The measure was intended to reduce the menace of smuggling and make the country’s ports exceedingly competitive and attractive under a paperless regime.

Now, just two years down the line, i.e. approximately a month ago, there was the sudden introduction of another hostile customs-related duty directive. This time around, the freight component of CIF of imports that are utilized to compute final Customs duty/taxes had surprisingly been uplifted. It, therefore, means that there is an increase in final customs duty payment, which has clandestinely been implemented on the ‘quiet’, to the chagrin of both the business and import community and the country at large.

Nonetheless, from the look of things, there is no doubt that this sudden upliftment is a result of government’s inability to reverse the Benchmark values to 100%, (which in effect is likely to receive public resentment, anyway). i.o.w the government’s strategy had been to covertly ‘sneak’ the 50% benchmark reduction into the freight component of the CIF to wholly achieve the 100% duty payment, someway somehow.

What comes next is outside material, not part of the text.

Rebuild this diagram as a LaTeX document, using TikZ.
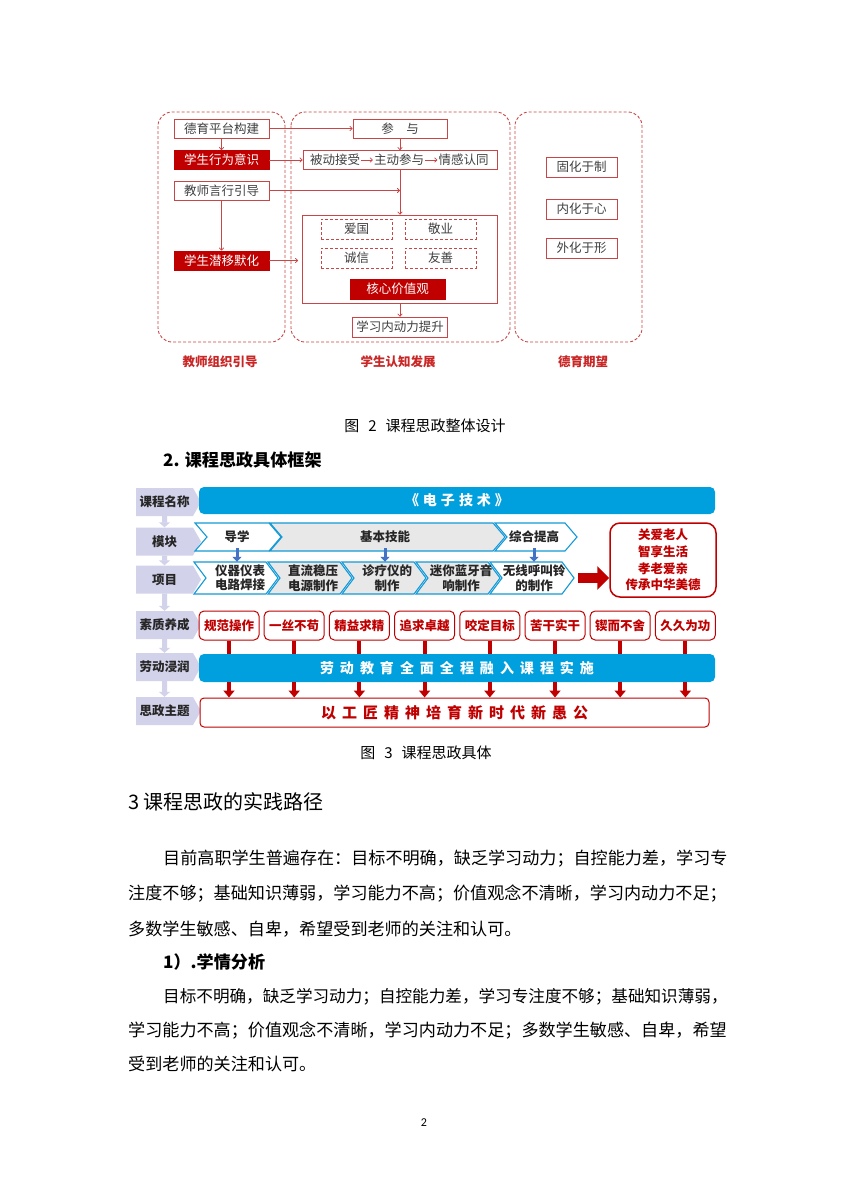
\documentclass[tikz,border=0pt]{standalone}
\usepackage{fontspec}
\setmainfont{Noto Sans CJK SC}
\newfontfamily\pagenumfont{Carlito}
\usepackage{xcolor}
\definecolor{dyred}{RGB}{192,0,0}
\definecolor{dyline}{RGB}{200,70,70}
\definecolor{dytext}{RGB}{64,64,64}
\definecolor{kcblue}{RGB}{0,160,222}
\definecolor{kcedge}{RGB}{20,155,215}
\definecolor{kcgray}{RGB}{232,232,232}
\definecolor{kcnavy}{RGB}{68,114,196}
\definecolor{kclav}{RGB}{210,210,234}
\usetikzlibrary{arrows.meta, positioning, shapes.symbols, calc}

\newcommand{\wsp}[1][6pt]{\hspace{#1}}
\newcommand{\kcchevron}[5]{%
  \draw[kcchev, fill=#5] (#1,#3) -- ({#2-12},#3) -- (#2,{(#3+#4)/2}) --
    ({#2-12},#4) -- (#1,#4) -- ({#1+12},{(#3+#4)/2}) -- cycle;}

\begin{document}
\begin{tikzpicture}[x=1pt, y=-1pt,
  dypanel/.style={draw=dyline, dash pattern=on 3pt off 2pt, line width=0.9pt, rounded corners=14pt},
  dybox/.style={draw=dyline, fill=white, line width=0.8pt, text=dytext, inner sep=0pt,
    minimum width=95, minimum height=19, font=\fontsize{12.5}{14}\selectfont},
  dyfill/.style={dybox, fill=dyred, draw=dyred, text=white},
  dydash/.style={dybox, dash pattern=on 3pt off 2pt, minimum width=71, minimum height=20},
  dyarrow/.style={draw=dyline, line width=0.8pt, -{To[length=3pt,width=5pt]}},
  dylabel/.style={text=dyred!85, font=\fontsize{12.5}{14}\selectfont\bfseries},
  kclabel/.style={signal, signal to=east, signal pointer angle=120, fill=kclav,
    minimum width=65, minimum height=28, inner sep=0pt, text=black!85,
    font=\fontsize{12.5}{14}\selectfont\bfseries},
  kclabarrow/.style={draw=kclav, line width=5pt, -{Triangle[length=5pt,width=11pt]}},
  kcbar/.style={fill=kcblue, rounded corners=5pt, minimum width=516, minimum height=27,
    inner sep=0pt, text=white, font=\fontsize{14}{16}\selectfont\bfseries},
  kcchev/.style={draw=kcedge, line width=1.1pt},
  kctext/.style={inner sep=0pt, align=center, text=black!85,
    font=\fontsize{12.5}{14.5}\selectfont\bfseries},
  kcnavarrow/.style={draw=kcnavy, line width=3pt, -{Triangle[length=5pt,width=9pt]}},
  kcquality/.style={draw=dyred, fill=white, line width=1pt, rounded corners=5pt,
    minimum width=60, minimum height=29, inner sep=0pt, text=dyred,
    font=\fontsize{12.5}{14}\selectfont\bfseries},
  kcstem/.style={draw=dyred, line width=4pt},
  kcdrop/.style={draw=dyred, line width=4pt, -{Triangle[length=7pt,width=11pt]}},
  kcbig/.style={draw=dyred, line width=10pt, -{Triangle[length=12pt,width=23pt]}},
  bodyline/.style={anchor=west, inner sep=0pt, text=black, font=\fontsize{17.1}{20}\selectfont}]

  % Page
  \fill[white] (0,0) rectangle (849,1202);
  \useasboundingbox (0,0) rectangle (849,1202);

  % Panel borders
  \draw[dypanel] (158,112) rectangle (285,342);
  \draw[dypanel] (291,112) rectangle (510,342);
  \draw[dypanel] (515,112) rectangle (642,342);

  % --- Panel 1: teacher guidance ---
  \node[dybox]  (ptgj) at (221.5,128.5) {德育平台构建};
  \node[dyfill] (xwys) at (221.5,160)   {学生行为意识};
  \node[dybox]  (yxyd) at (221.5,190.5) {教师言行引导};
  \node[dyfill] (qymh) at (221.5,260.5) {学生潜移默化};
  \node[dylabel] (jszz) at (220,362) {教师组织引导};

  % --- Panel 2: student growth ---
  \node[dybox, minimum width=94]  (canyu)   at (400,128.5) {参\hspace{1em}与};
  \node[dybox, minimum width=194] (jieshou) at (400,160) {};
  \node[inner sep=1pt, text=dytext, font=\fontsize{12.5}{14}\selectfont] (bdjs) at (335,160) {被动接受};
  \node[inner sep=1pt, text=dytext, font=\fontsize{12.5}{14}\selectfont] (zdcy) at (399,160) {主动参与};
  \node[inner sep=1pt, text=dytext, font=\fontsize{12.5}{14}\selectfont] (qgrt) at (463.5,160) {情感认同};
  \node[dybox, minimum width=195, minimum height=88] (hexin) at (400,259) {};
  \node[dydash] (aiguo)    at (356.5,229) {爱国};
  \node[dydash] (jingye)   at (440.5,229) {敬业};
  \node[dydash] (chengxin) at (356.5,258) {诚信};
  \node[dydash] (youshan)  at (440.5,258) {友善};
  \node[dyfill, minimum height=20] (hxjz)    at (397.5,289) {核心价值观};
  \node[dybox, minimum height=20]  (tisheng) at (400,327)   {学习内动力提升};
  \node[dylabel] (rzfz) at (398,362) {学生认知发展};

  % --- Panel 3: moral goals ---
  \node[dybox, minimum width=71, minimum height=20] (yuzhi)  at (581.5,167) {固化于制};
  \node[dybox, minimum width=71, minimum height=20] (yuxin)  at (581.5,209) {内化于心};
  \node[dybox, minimum width=71, minimum height=20] (yuxing) at (581.5,248) {外化于形};
  \node[dylabel] (dyqw) at (583,362) {德育期望};

  % Connectors
  \draw[dyarrow] (ptgj) -- (xwys);
  \draw[dyarrow] (yxyd) -- (qymh);
  \draw[dyarrow] (ptgj) -- (canyu);
  \draw[dyarrow] (xwys) -- (jieshou);
  \coordinate (huiru) at (jieshou.south |- yxyd.east);
  \draw[dyarrow] (yxyd) -- (huiru);
  \draw[dyarrow, shorten >=4pt] (qymh) -- (qymh -| hexin.west);
  \draw[dyarrow] (canyu) -- (jieshou);
  \draw[dyarrow] (bdjs) -- (zdcy);
  \draw[dyarrow] (zdcy) -- (qgrt);
  \draw[dyarrow] (jieshou) -- (hexin);
  \draw[dyarrow] (hexin) -- (tisheng);

  % Caption and heading
  \node[font=\fontsize{15}{16}\selectfont] (cap2) at (425,426) {图\hspace{0.6em}2\hspace{0.6em}课程思政整体设计};
  \node[bodyline, font=\fontsize{17.1}{20}\selectfont\bfseries] (sec2) at (163,460) {2. 课程思政具体框架};

  % --- Framework: row labels ---
  \node[kclabel] (kcmc)    at (164.5,502)   {课程名称};
  \node[kclabel] (mokuai)  at (164.5,541.5) {模块};
  \node[kclabel] (xiangmu) at (164.5,579.5) {项目};
  \node[kclabel] (suzhi)   at (164.5,625)   {素质养成};
  \node[kclabel] (laodong) at (164.5,667)   {劳动浸润};
  \node[kclabel] (sizheng) at (164.5,711)   {思政主题};
  \foreach \a/\b in {kcmc/mokuai, mokuai/xiangmu, xiangmu/suzhi, suzhi/laodong, laodong/sizheng}
    \draw[kclabarrow] (\a) -- (\b);

  % Course name
  \node[kcbar] (kcname) at (457,500.5) {《\wsp[4pt]电\wsp[4pt]子\wsp[4pt]技\wsp[4pt]术\wsp[4pt]》};

  % Modules
  \kcchevron{195}{281}{523}{551}{white}
  \kcchevron{270}{505}{523}{551}{kcgray}
  \kcchevron{495}{577}{523}{551}{white}
  \node[kctext, minimum height=28] (daoxue) at (237,537) {导学};
  \node[kctext, minimum height=28] (jbjn)   at (385,537) {基本技能};
  \node[kctext, minimum height=28] (zhtg)   at (534,537) {综合提高};

  % Projects
  \kcchevron{194}{278}{562}{594}{white}
  \kcchevron{268}{352}{562}{594}{kcgray}
  \kcchevron{342}{426}{562}{594}{kcgray}
  \kcchevron{416}{500}{562}{594}{kcgray}
  \kcchevron{490}{574}{562}{594}{white}
  \node[kctext, minimum height=32] (yiqi)     at (240,578) {仪器仪表\\电路焊接};
  \node[kctext, minimum height=32] (zhiliu)   at (313,578) {直流稳压\\电源制作};
  \node[kctext, minimum height=32] (zhenliao) at (387,578) {诊疗仪的\\制作};
  \node[kctext, minimum height=32] (lanya)    at (461,578) {迷你蓝牙音\\响制作};
  \node[kctext, minimum height=32] (hujiao)   at (534,578) {无线呼叫铃\\的制作};
  \draw[kcnavarrow, shorten <=-3pt] (daoxue.south) -- (daoxue.south |- yiqi.north);
  \draw[kcnavarrow, shorten <=-3pt] (jbjn.south) -- (jbjn.south |- zhenliao.north);
  \draw[kcnavarrow, shorten <=-3pt] (zhtg.south) -- (zhtg.south |- hujiao.north);

  % Elder care box
  \node[draw=dyred, line width=1.5pt, rounded corners=10pt, minimum width=106, minimum height=74,
    inner sep=0pt, text=dyred, align=center, font=\fontsize{12.5}{16.7}\selectfont\bfseries]
    (laoren) at (663,560) {关爱老人\\智享生活\\孝老爱亲\\传承中华美德};
  \coordinate (xmjt) at (578,578);
  \draw[kcbig] (xmjt) -- (xmjt -| laoren.west);

  % Qualities
  \foreach \i/\txt in {1/规范操作, 2/一丝不苟, 3/精益求精, 4/追求卓越,
                       5/咬定目标, 6/苦干实干, 7/锲而不舍, 8/久久为功}
    \node[kcquality] (q\i) at ({229+65.2*(\i-1)},625.5) {\txt};

  % Labour bar and theme
  \node[kcbar, minimum height=28] (ldbar) at (457,668)
    {劳\wsp 动\wsp 教\wsp 育\wsp 全\wsp 面\wsp 全\wsp 程\wsp 融\wsp 入\wsp 课\wsp 程\wsp 实\wsp 施};
  \node[draw=dyred, fill=white, line width=1pt, rounded corners=4pt, minimum width=509,
    minimum height=29, inner sep=0pt, text=dyred, font=\fontsize{15}{16}\selectfont\bfseries]
    (ztbar) at (454.5,712.5)
    {以\wsp 工\wsp 匠\wsp 精\wsp 神\wsp 培\wsp 育\wsp 新\wsp 时\wsp 代\wsp 新\wsp 愚\wsp 公};
  \foreach \i in {1,...,8} {
    \draw[kcstem] (q\i.south) -- (q\i.south |- ldbar.north);
    \draw[kcdrop] (q\i.south |- ldbar.south) -- (q\i.south |- ztbar.north);
  }

  \node[font=\fontsize{15}{16}\selectfont] (cap3) at (426,753) {图\hspace{0.6em}3\hspace{0.6em}课程思政具体};

  % --- Body text ---
  \node[bodyline, font=\fontsize{20}{22}\selectfont] (sec3) at (128,802) {3 课程思政的实践路径};
  \node[bodyline] (p1a) at (163,859) {目前高职学生普遍存在：目标不明确，缺乏学习动力；自控能力差，学习专};
  \node[bodyline] (p1b) at (128,894) {注度不够；基础知识薄弱，学习能力不高；价值观念不清晰，学习内动力不足；};
  \node[bodyline] (p1c) at (128,929) {多数学生敏感、自卑，希望受到老师的关注和认可。};
  \node[bodyline, font=\fontsize{17.1}{20}\selectfont\bfseries] (sub1) at (163,962) {1）.学情分析};
  \node[bodyline, font=\fontsize{16.6}{20}\selectfont] (p2a) at (163,997) {目标不明确，缺乏学习动力；自控能力差，学习专注度不够；基础知识薄弱，};
  \node[bodyline] (p2b) at (128,1031) {学习能力不高；价值观念不清晰，学习内动力不足；多数学生敏感、自卑，希望};
  \node[bodyline] (p2c) at (128,1064) {受到老师的关注和认可。};
  \node[font=\pagenumfont\fontsize{12}{14}\selectfont] (pgno) at (424,1123) {2};
\end{tikzpicture}
\end{document}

In the light of the above, most authorities in the maritime and logistics industry, which indisputably includes the totality of the business community, are of the opinion that, the above-enumerated key scenarios are clear cases of policy inconsistencies.

Such irregularities could obviously, destabilize the country’s transactional trade framework, which may eventually lead to endangering much-expected revenue inflows and ultimately eradicate business confidence the state is supposed to enjoy.